Edith is more sheltered than Evadne, and she marries a "childhood friend." (Grand has weirder math than Alcott, and somehow a 17-year-old and a 30-year-old played together as children.) He is, however, a very unreformed rake, so he ogles women right in front of her, and their baby is sickly. She dies of depression, and he goes unpunished, except for Angelica throwing a Bible at him.
Angelica is one of the title characters, ironically named. (Her brother Theodore is nicknamed Diavolo.) She's pretty awesome, except for the violent streak. Even though her mum is the most feminist of all the "elderly" women in the book (Grand seems to define "elderly" as 40+), Angelica for some reason thinks she's got no option but to get married. So at 17 she proposes to a neighbour: "Marry me, and let me do as I like." (Emphasis in the original.) He does, but she's bored because she has no outlet for her energies. She ends up disguising herself as her absent brother and, as The Boy, befriending a man. Of course, it ends in his death. She becomes a better person, deciding to devote herself to the social movements her uncle and aunt are involved in, as well as to her paternal husband. (He calls her "my dear child," and she calls him Daddy. Even allowing for Values Dissonance, this is creepy.)

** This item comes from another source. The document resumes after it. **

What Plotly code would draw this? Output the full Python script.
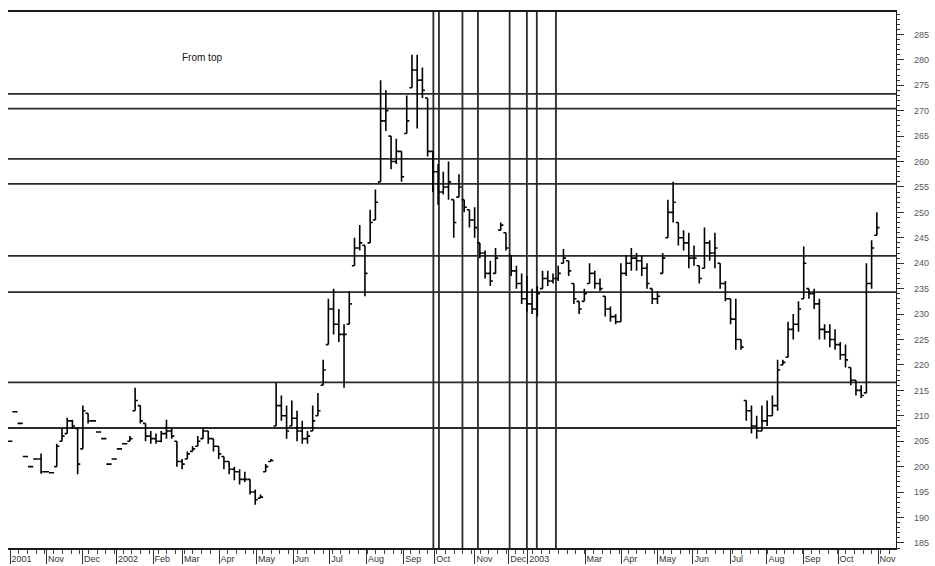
import plotly.graph_objects as go

# ---- data ----
# bar positions are trading-day indices; one bar every 3 trading days
bar_x = [1 + 3 * k for k in range(167)]

bar_high = [
    205.0, 210.8, 208.5, 202.0, 200.0, 201.5, 202.6, 199.0, 198.8, 204.5,
    207.5, 209.6, 209.2, 207.5, 212.0, 210.5, 209.0, 206.8, 205.5, 200.5,
    201.5, 203.5, 204.5, 206.0, 215.5, 212.0, 208.5, 207.0, 206.5, 207.0,
    209.2, 207.6, 205.0, 201.5, 203.0, 204.0, 206.0, 207.6, 207.0, 205.5,
    204.0, 202.0, 201.0, 200.0, 199.5, 199.0, 197.5, 195.5, 194.5, 200.5,
    201.5, 216.5, 214.0, 212.0, 213.0, 211.0, 209.0, 207.0, 212.0, 214.5,
    221.0, 233.0, 235.0, 231.0, 228.0, 234.5, 245.0, 247.5, 243.5, 250.5,
    254.5, 276.0, 274.0, 265.0, 264.5, 262.0, 273.0, 281.0, 281.0, 278.5,
    272.5, 262.0, 259.5, 258.0, 260.0, 252.5, 257.5, 252.5, 250.5, 251.0,
    244.0, 242.5, 240.5, 243.0, 248.0, 246.0, 241.5, 239.5, 238.0, 237.5,
    235.0, 235.5, 238.5, 238.5, 238.0, 239.5, 242.8, 240.5, 236.0, 232.5,
    235.0, 240.0, 238.5, 237.0, 233.5, 231.5, 230.0, 240.0, 241.5, 243.0,
    242.0, 241.5, 240.0, 235.0, 234.5, 242.0, 252.5, 256.0, 248.0, 246.5,
    246.0, 243.5, 239.5, 247.0, 244.5, 246.0, 240.0, 236.5, 233.0, 233.0,
    225.0, 213.0, 212.0, 210.0, 212.0, 213.0, 214.0, 221.0, 221.0, 228.5,
    230.0, 232.5, 243.3, 235.0, 235.0, 233.0, 228.0, 228.0, 227.0, 224.5,
    224.0, 219.5, 217.0, 216.0, 240.0, 244.5, 250.0,
]

bar_low = [
    205.0, 210.8, 208.5, 202.0, 200.0, 201.5, 198.6, 199.0, 198.8, 200.0,
    205.0, 206.5, 207.5, 198.5, 203.5, 208.5, 209.0, 206.8, 205.5, 200.5,
    201.5, 203.5, 204.5, 205.0, 211.0, 208.5, 205.0, 204.5, 204.5, 204.8,
    205.5, 205.5, 200.0, 199.5, 201.5, 203.0, 204.0, 205.5, 204.5, 203.0,
    201.5, 199.5, 198.5, 197.3, 196.5, 197.0, 194.5, 192.5, 193.8, 199.0,
    201.0, 208.0, 209.0, 205.5, 208.0, 205.0, 204.5, 204.5, 207.0, 210.0,
    216.0, 224.0, 226.0, 224.5, 215.5, 228.0, 239.5, 242.5, 233.5, 244.0,
    248.5, 256.0, 266.0, 258.5, 259.5, 256.0, 265.5, 274.5, 266.5, 272.5,
    261.0, 254.0, 251.5, 253.5, 252.5, 245.0, 253.0, 250.0, 247.0, 245.0,
    241.0, 237.0, 235.5, 238.0, 246.5, 242.5, 237.5, 235.0, 232.0, 230.5,
    230.0, 229.5, 235.0, 235.5, 236.0, 236.5, 240.0, 237.5, 232.0, 230.0,
    232.5, 236.0, 235.0, 234.5, 229.5, 228.5, 228.0, 228.5, 237.5, 238.5,
    238.5, 237.5, 235.0, 232.0, 232.0, 238.0, 245.0, 248.0, 243.5, 242.5,
    239.0, 239.5, 236.0, 239.0, 240.5, 239.0, 235.0, 232.5, 228.0, 223.0,
    223.0, 209.0, 206.5, 205.5, 207.0, 208.0, 210.0, 211.0, 220.0, 221.5,
    225.0, 226.5, 233.0, 233.0, 231.0, 225.0, 225.0, 223.5, 223.0, 221.0,
    219.5, 216.0, 214.0, 213.5, 214.5, 235.0, 245.5,
]

bar_close = [
    205.0, 210.8, 208.5, 202.0, 200.0, 201.5, 199.0, 199.0, 198.8, 204.0,
    206.0, 209.0, 208.0, 200.5, 211.0, 209.0, 209.0, 206.8, 205.5, 200.5,
    201.5, 203.5, 204.5, 205.5, 213.0, 209.0, 206.0, 205.5, 205.0, 206.5,
    207.0, 206.0, 201.0, 200.5, 202.5, 203.5, 205.0, 207.0, 205.5, 204.0,
    202.5, 201.0, 199.5, 199.0, 197.5, 197.5, 195.0, 193.5, 194.0, 200.0,
    201.2, 212.0, 210.0, 207.0, 209.5, 207.0, 205.5, 206.0, 209.0, 211.0,
    219.0, 231.0, 228.0, 226.0, 226.0, 232.0, 243.0, 244.0, 238.0, 248.0,
    252.0, 268.0, 270.0, 260.0, 262.0, 257.0, 268.0, 278.0, 276.0, 274.0,
    262.0, 258.0, 254.0, 255.0, 256.0, 248.0, 255.0, 251.0, 248.5, 247.0,
    242.0, 238.0, 236.5, 241.0, 247.5, 243.0, 238.5, 236.0, 233.0, 232.0,
    231.0, 234.0, 237.0, 236.5, 237.0, 238.0, 241.0, 238.5, 233.0, 231.0,
    234.0, 238.0, 236.0, 235.0, 231.0, 229.5, 228.5, 238.0, 240.0, 241.0,
    240.5, 239.0, 236.0, 233.0, 233.5, 241.0, 250.0, 252.0, 245.0, 244.0,
    241.0, 241.0, 237.0, 244.0, 242.0, 243.0, 236.0, 233.0, 229.0, 225.0,
    223.5, 211.0, 208.0, 207.0, 209.0, 210.0, 212.0, 219.0, 220.5, 227.0,
    228.0, 231.0, 240.0, 234.0, 232.0, 227.0, 226.5, 225.0, 224.0, 222.0,
    221.0, 217.0, 215.0, 214.0, 236.0, 243.0, 247.0,
]

# support / resistance levels (horizontal lines) and time lines (vertical)
hline_levels = [273.3, 270.4, 260.5, 255.6, 241.45, 234.3, 216.55, 207.6]
vline_days = [244.3, 247.5, 261.0, 269.9, 288.1, 298.0, 303.7, 314.7]

# month tick positions (trading-day index) and labels
month_ticks = [1.2, 22.2, 42.9, 62.4, 83.3, 100.3, 121.2, 142.8, 163.7, 184.9,
               206.0, 227.4, 245.2, 268.2, 287.7, 298.6, 331.4, 352.6, 373.1,
               393.4, 414.7, 435.9, 456.6, 476.7, 499.7]
month_labels = ["2001", "Nov", "Dec", "2002", "Feb", "Mar", "Apr", "May", "Jun",
                "Jul", "Aug", "Sep", "Oct", "Nov", "Dec", "2003", "Mar", "Apr",
                "May", "Jun", "Jul", "Aug", "Sep", "Oct", "Nov"]

title_text = "From top"

# opens: start where the previous bar closed, kept inside the bar's range
bar_open = []
for i in range(len(bar_close)):
    prev = bar_close[i - 1] if i > 0 else bar_close[0]
    bar_open.append(min(max(prev, bar_low[i]), bar_high[i]))

FONT = "Liberation Sans, Arial, sans-serif"

fig = go.Figure()

for lvl in hline_levels:
    fig.add_hline(y=lvl, line=dict(color="#2a2a2a", width=1.8), layer="below")
for d in vline_days:
    fig.add_vline(x=d, line=dict(color="#2a2a2a", width=1.8), layer="below")

fig.add_trace(go.Ohlc(
    x=bar_x, open=bar_open, high=bar_high, low=bar_low, close=bar_close,
    increasing=dict(line=dict(color="black", width=1.6)),
    decreasing=dict(line=dict(color="black", width=1.6)),
    tickwidth=0.5, hoverinfo="skip", showlegend=False,
))

fig.add_annotation(x=98.8, y=280.5, xref="x", yref="y", text=title_text,
                   showarrow=False, xanchor="left", yanchor="middle",
                   font=dict(family=FONT, size=10, color="#111"))

fig.update_layout(
    width=935, height=566,
    margin=dict(l=8, r=39, t=12, b=18, autoexpand=False),
    paper_bgcolor="white", plot_bgcolor="white",
    showlegend=False,
)

fig.update_xaxes(
    range=[0, 510], rangeslider=dict(visible=False), automargin=False,
    showgrid=False, zeroline=False,
    showline=True, mirror=True, linecolor="#1a1a1a", linewidth=1.8,
    tickmode="array", tickvals=month_ticks, ticktext=month_labels,
    ticks="outside", ticklen=14, tickwidth=1, tickcolor="#333",
    ticklabelposition="outside right", ticklabelstandoff=1, tickangle=0,
    tickfont=dict(family=FONT, size=9, color="#333"),
    minor=dict(dtick=5, tick0=1.2, ticks="outside", ticklen=4, tickcolor="#444", showgrid=False),
)

fig.update_yaxes(
    range=[184.0, 289.4], side="right", automargin=False,
    showgrid=False, zeroline=False,
    showline=True, linecolor="#1a1a1a", linewidth=1.4,
    tickmode="linear", tick0=185, dtick=5,
    ticks="outside", ticklen=7, tickwidth=1, tickcolor="#333",
    ticklabelstandoff=8,
    tickfont=dict(family=FONT, size=9, color="#555"),
    minor=dict(dtick=1, ticks="outside", ticklen=3, tickcolor="#333", showgrid=False),
)

fig.write_html("out.html", config={"displayModeBar": False},
               post_script="document.body.style.margin='0';")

Angelica's twin meanwhile has a "cry wolf" crush on Evadne, even though he's "six or eight" years younger. (Except when it's convenient for the author, and then he and Angelica are four, or about ten, years younger.) Diavolo, and even more so Angelica's imitation of him, is lazy and witty, like a pure-minded version of an Oscar Wilde gentleman, if that's not a contradiction in terms. Some of the best parts of the book are the twins going around saying the unsayable. I also like the portrayal of Evadne's parents, like the darker side of Meredith or the lighter side of Eliot, and Grand is good at pointing out the irony that they're more scandalised by Evadne than by her husband. I find the world of Morningquest, with its recurring chime, well done. I would say the first third of the book, particularly Evadne's self-education, is very well done.
But as the novel goes on, I drift further and further from the author. By the time we get to Part Six, "The Impressions of Dr. Galbraith," I'm much less invested in the story. It's partly that I'm sort of rooting for Evadne/Diavolo after Col. Colquhoun dies, and partly that I don't want Galbraith's impressions; I want Evadne's. Also, on this reading, the idea of a doctor as a husband is more unpalatable after The Yellow Wallpaper. True, he does eventually make her more engaged with life, rather than less, but at first he's worried about her reading or doing anything that might upset her.
Wikipedia tells me that at 16 Sarah Grand married a vice-ridden man 21 years her senior, eventually divorcing him in 1890. I wonder if she ever considered that part of the problem with her world was that girls in their late teens were marrying men in their 30s.
With more regret than I felt over tossing From 18 to 20, I'll be getting rid of this copy. If I ever want to read the novel again, and I've read it a half dozen times over the years, such is the strange hold it has on me despite my mixed feelings, it's both available online and in print, since there's a 100th anniversary edition, with cross-dressing, long-haired Angelica on the cover, ironically looking like a Wildean aesthetic man. For once, I think Madame Sarah and Oscar would agree, and chuckle together.